▶ PROBLEM REQUIREMENTS:
All the data should be repeated exactly. Any image in it is left out.

▶ DATA SHOWN:
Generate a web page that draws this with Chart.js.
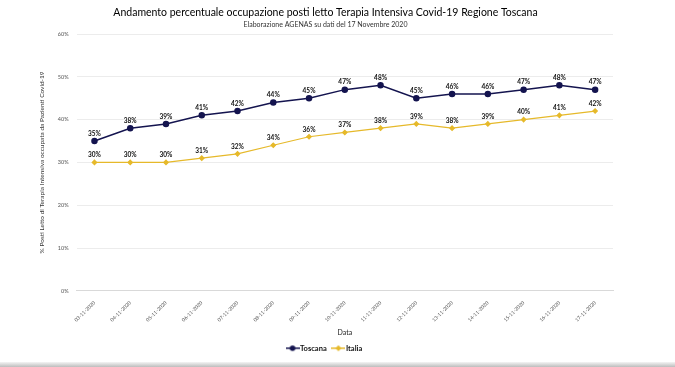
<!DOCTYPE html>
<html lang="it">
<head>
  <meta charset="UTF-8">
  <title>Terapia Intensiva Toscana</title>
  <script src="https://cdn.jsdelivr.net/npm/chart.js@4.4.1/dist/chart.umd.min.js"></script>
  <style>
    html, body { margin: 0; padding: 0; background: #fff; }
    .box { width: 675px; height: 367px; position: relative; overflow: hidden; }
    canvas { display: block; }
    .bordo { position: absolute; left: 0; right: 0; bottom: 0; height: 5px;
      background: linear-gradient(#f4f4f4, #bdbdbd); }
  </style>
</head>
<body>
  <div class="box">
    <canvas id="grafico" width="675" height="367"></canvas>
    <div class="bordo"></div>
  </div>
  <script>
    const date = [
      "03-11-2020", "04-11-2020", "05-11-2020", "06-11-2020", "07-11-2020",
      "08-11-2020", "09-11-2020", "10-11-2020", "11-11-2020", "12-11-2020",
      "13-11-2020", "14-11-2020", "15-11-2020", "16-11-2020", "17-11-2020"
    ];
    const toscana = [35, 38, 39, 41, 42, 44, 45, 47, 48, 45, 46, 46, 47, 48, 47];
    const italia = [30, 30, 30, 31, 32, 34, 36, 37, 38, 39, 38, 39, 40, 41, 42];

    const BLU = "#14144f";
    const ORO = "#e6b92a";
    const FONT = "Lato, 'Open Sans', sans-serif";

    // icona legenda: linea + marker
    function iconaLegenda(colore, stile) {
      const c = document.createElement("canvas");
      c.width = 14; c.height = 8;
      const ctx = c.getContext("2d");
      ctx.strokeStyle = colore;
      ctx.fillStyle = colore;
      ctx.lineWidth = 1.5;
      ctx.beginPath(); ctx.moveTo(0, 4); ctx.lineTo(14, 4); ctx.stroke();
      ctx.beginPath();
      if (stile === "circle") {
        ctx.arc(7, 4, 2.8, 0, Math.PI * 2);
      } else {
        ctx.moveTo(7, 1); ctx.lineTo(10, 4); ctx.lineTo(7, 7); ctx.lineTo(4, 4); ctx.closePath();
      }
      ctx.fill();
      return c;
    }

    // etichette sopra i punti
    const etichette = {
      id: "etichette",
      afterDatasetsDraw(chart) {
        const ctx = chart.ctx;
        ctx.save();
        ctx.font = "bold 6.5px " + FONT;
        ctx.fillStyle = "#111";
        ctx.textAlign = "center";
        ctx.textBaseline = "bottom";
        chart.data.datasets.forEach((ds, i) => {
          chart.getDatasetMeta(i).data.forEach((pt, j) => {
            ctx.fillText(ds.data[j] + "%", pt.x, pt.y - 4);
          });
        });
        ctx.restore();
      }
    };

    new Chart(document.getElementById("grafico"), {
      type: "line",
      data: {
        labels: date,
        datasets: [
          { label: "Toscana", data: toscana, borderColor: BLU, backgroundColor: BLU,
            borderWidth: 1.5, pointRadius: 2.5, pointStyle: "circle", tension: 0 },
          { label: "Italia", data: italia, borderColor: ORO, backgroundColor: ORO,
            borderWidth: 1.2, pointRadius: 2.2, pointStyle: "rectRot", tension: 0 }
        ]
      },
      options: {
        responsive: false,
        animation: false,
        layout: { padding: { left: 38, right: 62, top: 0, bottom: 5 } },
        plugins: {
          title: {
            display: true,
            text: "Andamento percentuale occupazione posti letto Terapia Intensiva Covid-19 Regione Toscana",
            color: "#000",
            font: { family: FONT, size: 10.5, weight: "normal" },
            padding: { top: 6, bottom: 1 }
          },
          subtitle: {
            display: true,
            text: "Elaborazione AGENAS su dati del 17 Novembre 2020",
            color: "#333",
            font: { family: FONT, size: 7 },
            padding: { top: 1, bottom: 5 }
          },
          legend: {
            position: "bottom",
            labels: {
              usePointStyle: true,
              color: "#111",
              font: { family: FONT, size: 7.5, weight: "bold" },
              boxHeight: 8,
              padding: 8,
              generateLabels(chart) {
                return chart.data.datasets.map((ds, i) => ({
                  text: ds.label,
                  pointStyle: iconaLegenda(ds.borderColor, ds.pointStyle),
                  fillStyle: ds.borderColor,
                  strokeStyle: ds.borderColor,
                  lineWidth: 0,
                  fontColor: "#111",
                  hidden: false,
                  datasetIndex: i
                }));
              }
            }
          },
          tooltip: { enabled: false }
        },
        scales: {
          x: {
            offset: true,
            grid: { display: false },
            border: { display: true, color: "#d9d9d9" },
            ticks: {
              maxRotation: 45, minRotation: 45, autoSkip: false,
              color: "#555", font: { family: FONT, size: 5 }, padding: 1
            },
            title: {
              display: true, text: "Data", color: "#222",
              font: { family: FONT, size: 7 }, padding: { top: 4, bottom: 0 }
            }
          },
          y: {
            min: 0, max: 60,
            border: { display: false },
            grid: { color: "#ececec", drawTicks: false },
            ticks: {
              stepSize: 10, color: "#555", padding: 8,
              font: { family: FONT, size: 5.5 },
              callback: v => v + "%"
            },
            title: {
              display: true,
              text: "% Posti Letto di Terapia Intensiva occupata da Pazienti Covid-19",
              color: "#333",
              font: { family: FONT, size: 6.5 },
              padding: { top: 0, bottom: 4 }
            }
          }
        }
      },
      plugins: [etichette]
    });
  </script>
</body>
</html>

▶ ANSWER TO THE EXERCISE:
Generate a web page that draws this with Chart.js.
<!DOCTYPE html>
<html lang="it">
<head>
  <meta charset="UTF-8">
  <title>Terapia Intensiva Toscana</title>
  <script src="https://cdn.jsdelivr.net/npm/chart.js@4.4.1/dist/chart.umd.min.js"></script>
  <style>
    html, body { margin: 0; padding: 0; background: #fff; }
    .box { width: 675px; height: 367px; position: relative; overflow: hidden; }
    canvas { display: block; }
    .bordo { position: absolute; left: 0; right: 0; bottom: 0; height: 5px;
      background: linear-gradient(#f4f4f4, #bdbdbd); }
  </style>
</head>
<body>
  <div class="box">
    <canvas id="grafico" width="675" height="367"></canvas>
    <div class="bordo"></div>
  </div>
  <script>
    const date = [
      "03-11-2020", "04-11-2020", "05-11-2020", "06-11-2020", "07-11-2020",
      "08-11-2020", "09-11-2020", "10-11-2020", "11-11-2020", "12-11-2020",
      "13-11-2020", "14-11-2020", "15-11-2020", "16-11-2020", "17-11-2020"
    ];
    const toscana = [35, 38, 39, 41, 42, 44, 45, 47, 48, 45, 46, 46, 47, 48, 47];
    const italia = [30, 30, 30, 31, 32, 34, 36, 37, 38, 39, 38, 39, 40, 41, 42];

    const BLU = "#14144f";
    const ORO = "#e6b92a";
    const FONT = "Lato, 'Open Sans', sans-serif";

    // icona legenda: linea + marker
    function iconaLegenda(colore, stile) {
      const c = document.createElement("canvas");
      c.width = 14; c.height = 8;
      const ctx = c.getContext("2d");
      ctx.strokeStyle = colore;
      ctx.fillStyle = colore;
      ctx.lineWidth = 1.5;
      ctx.beginPath(); ctx.moveTo(0, 4); ctx.lineTo(14, 4); ctx.stroke();
      ctx.beginPath();
      if (stile === "circle") {
        ctx.arc(7, 4, 2.8, 0, Math.PI * 2);
      } else {
        ctx.moveTo(7, 1); ctx.lineTo(10, 4); ctx.lineTo(7, 7); ctx.lineTo(4, 4); ctx.closePath();
      }
      ctx.fill();
      return c;
    }

    // etichette sopra i punti
    const etichette = {
      id: "etichette",
      afterDatasetsDraw(chart) {
        const ctx = chart.ctx;
        ctx.save();
        ctx.font = "bold 6.5px " + FONT;
        ctx.fillStyle = "#111";
        ctx.textAlign = "center";
        ctx.textBaseline = "bottom";
        chart.data.datasets.forEach((ds, i) => {
          chart.getDatasetMeta(i).data.forEach((pt, j) => {
            ctx.fillText(ds.data[j] + "%", pt.x, pt.y - 4);
          });
        });
        ctx.restore();
      }
    };

    new Chart(document.getElementById("grafico"), {
      type: "line",
      data: {
        labels: date,
        datasets: [
          { label: "Toscana", data: toscana, borderColor: BLU, backgroundColor: BLU,
            borderWidth: 1.5, pointRadius: 2.5, pointStyle: "circle", tension: 0 },
          { label: "Italia", data: italia, borderColor: ORO, backgroundColor: ORO,
            borderWidth: 1.2, pointRadius: 2.2, pointStyle: "rectRot", tension: 0 }
        ]
      },
      options: {
        responsive: false,
        animation: false,
        layout: { padding: { left: 38, right: 62, top: 0, bottom: 5 } },
        plugins: {
          title: {
            display: true,
            text: "Andamento percentuale occupazione posti letto Terapia Intensiva Covid-19 Regione Toscana",
            color: "#000",
            font: { family: FONT, size: 10.5, weight: "normal" },
            padding: { top: 6, bottom: 1 }
          },
          subtitle: {
            display: true,
            text: "Elaborazione AGENAS su dati del 17 Novembre 2020",
            color: "#333",
            font: { family: FONT, size: 7 },
            padding: { top: 1, bottom: 5 }
          },
          legend: {
            position: "bottom",
            labels: {
              usePointStyle: true,
              color: "#111",
              font: { family: FONT, size: 7.5, weight: "bold" },
              boxHeight: 8,
              padding: 8,
              generateLabels(chart) {
                return chart.data.datasets.map((ds, i) => ({
                  text: ds.label,
                  pointStyle: iconaLegenda(ds.borderColor, ds.pointStyle),
                  fillStyle: ds.borderColor,
                  strokeStyle: ds.borderColor,
                  lineWidth: 0,
                  fontColor: "#111",
                  hidden: false,
                  datasetIndex: i
                }));
              }
            }
          },
          tooltip: { enabled: false }
        },
        scales: {
          x: {
            offset: true,
            grid: { display: false },
            border: { display: true, color: "#d9d9d9" },
            ticks: {
              maxRotation: 45, minRotation: 45, autoSkip: false,
              color: "#555", font: { family: FONT, size: 5 }, padding: 1
            },
            title: {
              display: true, text: "Data", color: "#222",
              font: { family: FONT, size: 7 }, padding: { top: 4, bottom: 0 }
            }
          },
          y: {
            min: 0, max: 60,
            border: { display: false },
            grid: { color: "#ececec", drawTicks: false },
            ticks: {
              stepSize: 10, color: "#555", padding: 8,
              font: { family: FONT, size: 5.5 },
              callback: v => v + "%"
            },
            title: {
              display: true,
              text: "% Posti Letto di Terapia Intensiva occupata da Pazienti Covid-19",
              color: "#333",
              font: { family: FONT, size: 6.5 },
              padding: { top: 0, bottom: 4 }
            }
          }
        }
      },
      plugins: [etichette]
    });
  </script>
</body>
</html>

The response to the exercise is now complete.